Si tratta di un’area di 7.600 chilometri quadrati. Ci sono 80 cappelle. Cappella significa preghiera domenicale. Ma questo non vuol dire che ci sia un edificio. Di solito si prega sotto un albero, all’ombra. Ogni cappella, ogni villaggio che organizza la preghiera domenicale, ha un catechista. Noi preti facciamo solo una visita.

Ciò vuol dire che, con 80 cappelle e 2 sacerdoti, si può calcolare quante volte passiamo. Una o due volte all’anno la gente vede un prete nel villaggio. Naturalmente ci sono anche incontri nel centro parrocchiale, dove vengono i principali catechisti, gli animatori giovanili, la leadership femminile. Ogni villaggio ha la sua gestione. Poi ci sono gli incontri e la formazione nel centro parrocchiale.

– Da alcuni mesi si è aggiunto un ulteriore onere dovuto al gran numero di rifugiati che arriva qui in seguito al conflitto in Sudan, e vengono dove ci sono già povertà e oppressione.

I profughi sono sicuramente centinaia di migliaia. Conosco persone che sono fuggite e sono arrivate qui a Juba. Abbiamo anche un ospite di spicco nella nostra casa comboniana: un cardinale del Nord. Finora, credo che il Sudan abbia avuto un solo cardinale, Zubeir Wako. È emerito e ora è nostro ospite. Ha dovuto fuggire dal Nord. Raccontano che gli hanno distrutto e saccheggiato tutte le chiese.

Queste azioni sono deliberatamente mirate contro i cristiani. Se si saccheggia, è perché i cristiani lì sono sempre stati una spina nel fianco degli islamisti. E ora vengono prese di mira in maniera inesorabile anche le case e le istituzioni; tutto viene distrutto o rubato.

– Il Sud Sudan ha un enorme bisogno di pace.

Il Sud Sudan continua vivere in una situazione difficile e ha un enorme bisogno di pace. È ciò che ha detto anche papa Francesco durante il suo viaggio in Sud Sudan assieme a Justin Welby, arcivescovo di Canterbury, primate della Comunione anglicana, lo scorso 3 febbraio.

Parlando a Juba, davanti al Presidente della Repubblica e ai membri del governo, ha affermato: «Abbiamo intrapreso questo pellegrinaggio ecumenico di pace dopo aver ascoltato il grido di un intero popolo che, con grande dignità, piange per la violenza che soffre, per la perenne mancanza di sicurezza, per la povertà che lo colpisce e per i disastri naturali che infieriscono.
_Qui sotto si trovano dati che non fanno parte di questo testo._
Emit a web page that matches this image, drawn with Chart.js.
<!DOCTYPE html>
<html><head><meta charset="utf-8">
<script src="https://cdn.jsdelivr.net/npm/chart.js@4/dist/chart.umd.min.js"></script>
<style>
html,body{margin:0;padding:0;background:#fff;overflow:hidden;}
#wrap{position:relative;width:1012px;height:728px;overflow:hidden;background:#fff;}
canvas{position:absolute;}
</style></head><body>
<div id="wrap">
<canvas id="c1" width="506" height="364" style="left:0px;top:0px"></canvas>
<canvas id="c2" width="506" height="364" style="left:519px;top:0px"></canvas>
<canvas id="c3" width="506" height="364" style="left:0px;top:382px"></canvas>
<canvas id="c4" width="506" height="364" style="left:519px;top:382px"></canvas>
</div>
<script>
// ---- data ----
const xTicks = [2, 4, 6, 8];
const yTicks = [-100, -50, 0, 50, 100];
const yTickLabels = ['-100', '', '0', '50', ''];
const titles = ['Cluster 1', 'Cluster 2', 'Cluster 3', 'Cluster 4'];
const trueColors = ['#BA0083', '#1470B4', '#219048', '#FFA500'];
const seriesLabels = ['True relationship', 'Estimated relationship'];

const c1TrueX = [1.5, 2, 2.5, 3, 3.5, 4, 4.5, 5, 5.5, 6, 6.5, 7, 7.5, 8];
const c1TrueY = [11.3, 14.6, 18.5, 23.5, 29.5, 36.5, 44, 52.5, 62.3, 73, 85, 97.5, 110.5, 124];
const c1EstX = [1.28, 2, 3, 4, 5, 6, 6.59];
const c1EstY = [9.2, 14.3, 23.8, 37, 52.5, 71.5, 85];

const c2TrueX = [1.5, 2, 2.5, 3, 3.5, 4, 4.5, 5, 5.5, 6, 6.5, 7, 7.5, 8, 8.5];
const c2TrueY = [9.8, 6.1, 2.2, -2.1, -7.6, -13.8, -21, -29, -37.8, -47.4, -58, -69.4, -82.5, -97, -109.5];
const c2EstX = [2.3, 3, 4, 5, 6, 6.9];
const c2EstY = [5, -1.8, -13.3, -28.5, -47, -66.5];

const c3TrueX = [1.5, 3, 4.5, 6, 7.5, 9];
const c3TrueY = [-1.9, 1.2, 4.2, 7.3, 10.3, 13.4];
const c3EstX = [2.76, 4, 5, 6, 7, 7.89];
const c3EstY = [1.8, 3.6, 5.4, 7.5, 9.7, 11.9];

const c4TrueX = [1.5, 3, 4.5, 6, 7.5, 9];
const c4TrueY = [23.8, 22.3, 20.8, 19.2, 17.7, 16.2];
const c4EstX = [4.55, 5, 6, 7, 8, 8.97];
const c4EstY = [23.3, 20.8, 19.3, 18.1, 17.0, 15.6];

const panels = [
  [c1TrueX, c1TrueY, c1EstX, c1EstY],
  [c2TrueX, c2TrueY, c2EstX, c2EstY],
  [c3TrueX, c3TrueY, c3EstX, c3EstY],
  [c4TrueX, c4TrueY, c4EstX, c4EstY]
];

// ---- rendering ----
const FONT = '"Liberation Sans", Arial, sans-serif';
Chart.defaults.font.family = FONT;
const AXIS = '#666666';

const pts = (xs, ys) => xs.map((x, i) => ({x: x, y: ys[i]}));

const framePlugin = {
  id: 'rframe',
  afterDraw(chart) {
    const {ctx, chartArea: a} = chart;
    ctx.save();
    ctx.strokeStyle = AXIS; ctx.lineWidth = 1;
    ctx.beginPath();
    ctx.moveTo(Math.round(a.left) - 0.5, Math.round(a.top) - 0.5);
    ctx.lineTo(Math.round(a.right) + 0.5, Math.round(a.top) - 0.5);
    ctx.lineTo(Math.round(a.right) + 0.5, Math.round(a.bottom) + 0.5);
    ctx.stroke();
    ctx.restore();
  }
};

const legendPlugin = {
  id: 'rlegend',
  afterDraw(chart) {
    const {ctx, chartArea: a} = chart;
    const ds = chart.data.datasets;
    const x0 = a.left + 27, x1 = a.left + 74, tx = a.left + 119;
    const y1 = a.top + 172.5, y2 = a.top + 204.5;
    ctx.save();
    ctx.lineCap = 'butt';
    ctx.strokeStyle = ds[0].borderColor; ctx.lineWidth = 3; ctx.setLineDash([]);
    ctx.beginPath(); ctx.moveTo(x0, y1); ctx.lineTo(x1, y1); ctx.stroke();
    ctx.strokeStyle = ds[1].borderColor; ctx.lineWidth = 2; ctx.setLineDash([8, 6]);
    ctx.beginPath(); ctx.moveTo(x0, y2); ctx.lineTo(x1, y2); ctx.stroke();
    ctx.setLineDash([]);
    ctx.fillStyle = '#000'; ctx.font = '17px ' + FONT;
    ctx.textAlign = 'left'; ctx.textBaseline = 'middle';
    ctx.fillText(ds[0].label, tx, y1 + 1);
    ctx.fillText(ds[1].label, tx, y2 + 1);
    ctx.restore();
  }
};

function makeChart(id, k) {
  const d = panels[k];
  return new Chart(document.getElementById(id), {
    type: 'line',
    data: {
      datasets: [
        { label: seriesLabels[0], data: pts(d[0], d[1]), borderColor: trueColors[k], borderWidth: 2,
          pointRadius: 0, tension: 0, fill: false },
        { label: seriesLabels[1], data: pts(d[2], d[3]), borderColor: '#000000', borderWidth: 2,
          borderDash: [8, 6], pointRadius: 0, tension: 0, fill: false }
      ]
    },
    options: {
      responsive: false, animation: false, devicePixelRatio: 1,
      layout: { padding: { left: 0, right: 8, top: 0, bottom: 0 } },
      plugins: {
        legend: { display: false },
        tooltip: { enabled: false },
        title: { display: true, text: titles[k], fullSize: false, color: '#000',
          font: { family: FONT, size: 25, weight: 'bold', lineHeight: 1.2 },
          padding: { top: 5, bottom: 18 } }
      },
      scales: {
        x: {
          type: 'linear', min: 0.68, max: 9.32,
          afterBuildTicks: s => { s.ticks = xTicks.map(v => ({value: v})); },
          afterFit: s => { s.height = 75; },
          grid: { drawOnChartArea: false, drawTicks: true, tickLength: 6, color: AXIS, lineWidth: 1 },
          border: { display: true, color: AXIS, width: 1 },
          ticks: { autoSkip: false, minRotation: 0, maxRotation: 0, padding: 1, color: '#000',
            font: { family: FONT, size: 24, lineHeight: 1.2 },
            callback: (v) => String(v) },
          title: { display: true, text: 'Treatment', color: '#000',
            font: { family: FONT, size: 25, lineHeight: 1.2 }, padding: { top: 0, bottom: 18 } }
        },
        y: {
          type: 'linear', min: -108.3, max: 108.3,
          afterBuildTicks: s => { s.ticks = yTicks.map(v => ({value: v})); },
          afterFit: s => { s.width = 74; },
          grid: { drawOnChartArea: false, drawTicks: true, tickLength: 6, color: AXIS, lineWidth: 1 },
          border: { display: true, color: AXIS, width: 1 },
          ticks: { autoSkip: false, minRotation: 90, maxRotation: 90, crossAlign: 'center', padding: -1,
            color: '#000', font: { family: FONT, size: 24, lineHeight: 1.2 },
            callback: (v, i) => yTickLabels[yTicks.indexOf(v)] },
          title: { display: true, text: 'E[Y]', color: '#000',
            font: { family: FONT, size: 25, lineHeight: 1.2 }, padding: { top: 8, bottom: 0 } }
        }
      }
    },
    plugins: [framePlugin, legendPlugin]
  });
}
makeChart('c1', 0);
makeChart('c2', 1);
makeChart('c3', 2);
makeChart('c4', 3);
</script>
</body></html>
Anni di guerre e di conflitti non sembrano conoscere fine…

Questa estenuante sofferenza non sia vana; la pazienza e i sacrifici del popolo sud sudanese, di questa gente giovane, umile e coraggiosa, interpellino tutti e, come semi che nella terra danno vita alla pianta, vedano sbocciare germogli di pace che portino frutto. Fratelli e sorelle, è l’ora della pace!».